* PROBLEM: Copy every line of the listing exactly.

━━━ GIVEN DATA ━━━

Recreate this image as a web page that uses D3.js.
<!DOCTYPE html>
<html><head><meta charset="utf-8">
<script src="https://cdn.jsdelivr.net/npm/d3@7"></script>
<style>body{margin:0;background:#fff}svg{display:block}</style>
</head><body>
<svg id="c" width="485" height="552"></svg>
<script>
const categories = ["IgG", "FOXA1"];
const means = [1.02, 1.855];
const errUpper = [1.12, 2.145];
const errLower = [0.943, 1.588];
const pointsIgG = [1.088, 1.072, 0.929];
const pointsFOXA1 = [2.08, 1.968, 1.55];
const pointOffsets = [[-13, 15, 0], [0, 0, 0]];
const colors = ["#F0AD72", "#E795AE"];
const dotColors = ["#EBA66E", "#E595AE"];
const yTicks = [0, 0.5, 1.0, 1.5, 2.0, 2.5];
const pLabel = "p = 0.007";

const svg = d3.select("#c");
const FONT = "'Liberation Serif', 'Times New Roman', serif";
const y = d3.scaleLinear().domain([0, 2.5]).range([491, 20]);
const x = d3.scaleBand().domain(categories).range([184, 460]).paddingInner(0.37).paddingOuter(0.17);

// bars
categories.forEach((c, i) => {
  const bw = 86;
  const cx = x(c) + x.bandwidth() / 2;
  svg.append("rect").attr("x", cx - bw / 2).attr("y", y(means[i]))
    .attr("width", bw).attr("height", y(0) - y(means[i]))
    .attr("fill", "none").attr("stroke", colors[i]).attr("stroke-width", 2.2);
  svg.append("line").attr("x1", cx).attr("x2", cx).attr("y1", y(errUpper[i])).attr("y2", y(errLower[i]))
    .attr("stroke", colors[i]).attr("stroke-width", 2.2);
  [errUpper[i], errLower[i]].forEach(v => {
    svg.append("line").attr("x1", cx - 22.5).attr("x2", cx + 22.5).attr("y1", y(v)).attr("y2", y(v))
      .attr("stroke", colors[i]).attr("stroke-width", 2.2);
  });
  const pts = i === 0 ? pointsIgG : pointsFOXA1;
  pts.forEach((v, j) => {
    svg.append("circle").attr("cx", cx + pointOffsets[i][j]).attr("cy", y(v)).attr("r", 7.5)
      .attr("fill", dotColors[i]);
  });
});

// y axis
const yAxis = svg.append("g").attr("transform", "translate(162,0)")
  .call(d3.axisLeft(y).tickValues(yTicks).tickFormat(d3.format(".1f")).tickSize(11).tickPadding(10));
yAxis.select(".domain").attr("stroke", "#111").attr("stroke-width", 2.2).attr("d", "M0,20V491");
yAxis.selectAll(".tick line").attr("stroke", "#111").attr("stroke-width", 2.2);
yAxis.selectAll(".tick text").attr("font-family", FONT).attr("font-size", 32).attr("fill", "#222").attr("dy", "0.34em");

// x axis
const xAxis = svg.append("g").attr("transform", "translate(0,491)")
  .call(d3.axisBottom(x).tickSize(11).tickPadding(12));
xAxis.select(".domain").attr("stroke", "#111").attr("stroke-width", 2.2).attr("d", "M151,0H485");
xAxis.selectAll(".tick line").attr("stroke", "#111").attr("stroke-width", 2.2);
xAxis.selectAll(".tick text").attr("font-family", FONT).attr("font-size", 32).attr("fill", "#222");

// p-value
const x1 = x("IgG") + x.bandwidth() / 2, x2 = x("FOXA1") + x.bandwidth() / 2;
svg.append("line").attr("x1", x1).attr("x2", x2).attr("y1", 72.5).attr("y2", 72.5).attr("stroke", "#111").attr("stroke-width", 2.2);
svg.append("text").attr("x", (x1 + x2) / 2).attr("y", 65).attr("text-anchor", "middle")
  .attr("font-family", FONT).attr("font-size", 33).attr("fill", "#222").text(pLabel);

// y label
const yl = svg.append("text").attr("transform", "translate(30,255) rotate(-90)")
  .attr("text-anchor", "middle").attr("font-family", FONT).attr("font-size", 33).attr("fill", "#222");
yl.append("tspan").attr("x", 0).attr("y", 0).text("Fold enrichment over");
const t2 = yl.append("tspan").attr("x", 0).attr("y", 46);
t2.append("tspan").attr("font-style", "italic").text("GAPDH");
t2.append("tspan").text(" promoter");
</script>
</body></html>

━━━

* PROBLEM SOLUTION:
Recreate this image as a web page that uses D3.js.
<!DOCTYPE html>
<html><head><meta charset="utf-8">
<script src="https://cdn.jsdelivr.net/npm/d3@7"></script>
<style>body{margin:0;background:#fff}svg{display:block}</style>
</head><body>
<svg id="c" width="485" height="552"></svg>
<script>
const categories = ["IgG", "FOXA1"];
const means = [1.02, 1.855];
const errUpper = [1.12, 2.145];
const errLower = [0.943, 1.588];
const pointsIgG = [1.088, 1.072, 0.929];
const pointsFOXA1 = [2.08, 1.968, 1.55];
const pointOffsets = [[-13, 15, 0], [0, 0, 0]];
const colors = ["#F0AD72", "#E795AE"];
const dotColors = ["#EBA66E", "#E595AE"];
const yTicks = [0, 0.5, 1.0, 1.5, 2.0, 2.5];
const pLabel = "p = 0.007";

const svg = d3.select("#c");
const FONT = "'Liberation Serif', 'Times New Roman', serif";
const y = d3.scaleLinear().domain([0, 2.5]).range([491, 20]);
const x = d3.scaleBand().domain(categories).range([184, 460]).paddingInner(0.37).paddingOuter(0.17);

// bars
categories.forEach((c, i) => {
  const bw = 86;
  const cx = x(c) + x.bandwidth() / 2;
  svg.append("rect").attr("x", cx - bw / 2).attr("y", y(means[i]))
    .attr("width", bw).attr("height", y(0) - y(means[i]))
    .attr("fill", "none").attr("stroke", colors[i]).attr("stroke-width", 2.2);
  svg.append("line").attr("x1", cx).attr("x2", cx).attr("y1", y(errUpper[i])).attr("y2", y(errLower[i]))
    .attr("stroke", colors[i]).attr("stroke-width", 2.2);
  [errUpper[i], errLower[i]].forEach(v => {
    svg.append("line").attr("x1", cx - 22.5).attr("x2", cx + 22.5).attr("y1", y(v)).attr("y2", y(v))
      .attr("stroke", colors[i]).attr("stroke-width", 2.2);
  });
  const pts = i === 0 ? pointsIgG : pointsFOXA1;
  pts.forEach((v, j) => {
    svg.append("circle").attr("cx", cx + pointOffsets[i][j]).attr("cy", y(v)).attr("r", 7.5)
      .attr("fill", dotColors[i]);
  });
});

// y axis
const yAxis = svg.append("g").attr("transform", "translate(162,0)")
  .call(d3.axisLeft(y).tickValues(yTicks).tickFormat(d3.format(".1f")).tickSize(11).tickPadding(10));
yAxis.select(".domain").attr("stroke", "#111").attr("stroke-width", 2.2).attr("d", "M0,20V491");
yAxis.selectAll(".tick line").attr("stroke", "#111").attr("stroke-width", 2.2);
yAxis.selectAll(".tick text").attr("font-family", FONT).attr("font-size", 32).attr("fill", "#222").attr("dy", "0.34em");

// x axis
const xAxis = svg.append("g").attr("transform", "translate(0,491)")
  .call(d3.axisBottom(x).tickSize(11).tickPadding(12));
xAxis.select(".domain").attr("stroke", "#111").attr("stroke-width", 2.2).attr("d", "M151,0H485");
xAxis.selectAll(".tick line").attr("stroke", "#111").attr("stroke-width", 2.2);
xAxis.selectAll(".tick text").attr("font-family", FONT).attr("font-size", 32).attr("fill", "#222");

// p-value
const x1 = x("IgG") + x.bandwidth() / 2, x2 = x("FOXA1") + x.bandwidth() / 2;
svg.append("line").attr("x1", x1).attr("x2", x2).attr("y1", 72.5).attr("y2", 72.5).attr("stroke", "#111").attr("stroke-width", 2.2);
svg.append("text").attr("x", (x1 + x2) / 2).attr("y", 65).attr("text-anchor", "middle")
  .attr("font-family", FONT).attr("font-size", 33).attr("fill", "#222").text(pLabel);

// y label
const yl = svg.append("text").attr("transform", "translate(30,255) rotate(-90)")
  .attr("text-anchor", "middle").attr("font-family", FONT).attr("font-size", 33).attr("fill", "#222");
yl.append("tspan").attr("x", 0).attr("y", 0).text("Fold enrichment over");
const t2 = yl.append("tspan").attr("x", 0).attr("y", 46);
t2.append("tspan").attr("font-style", "italic").text("GAPDH");
t2.append("tspan").text(" promoter");
</script>
</body></html>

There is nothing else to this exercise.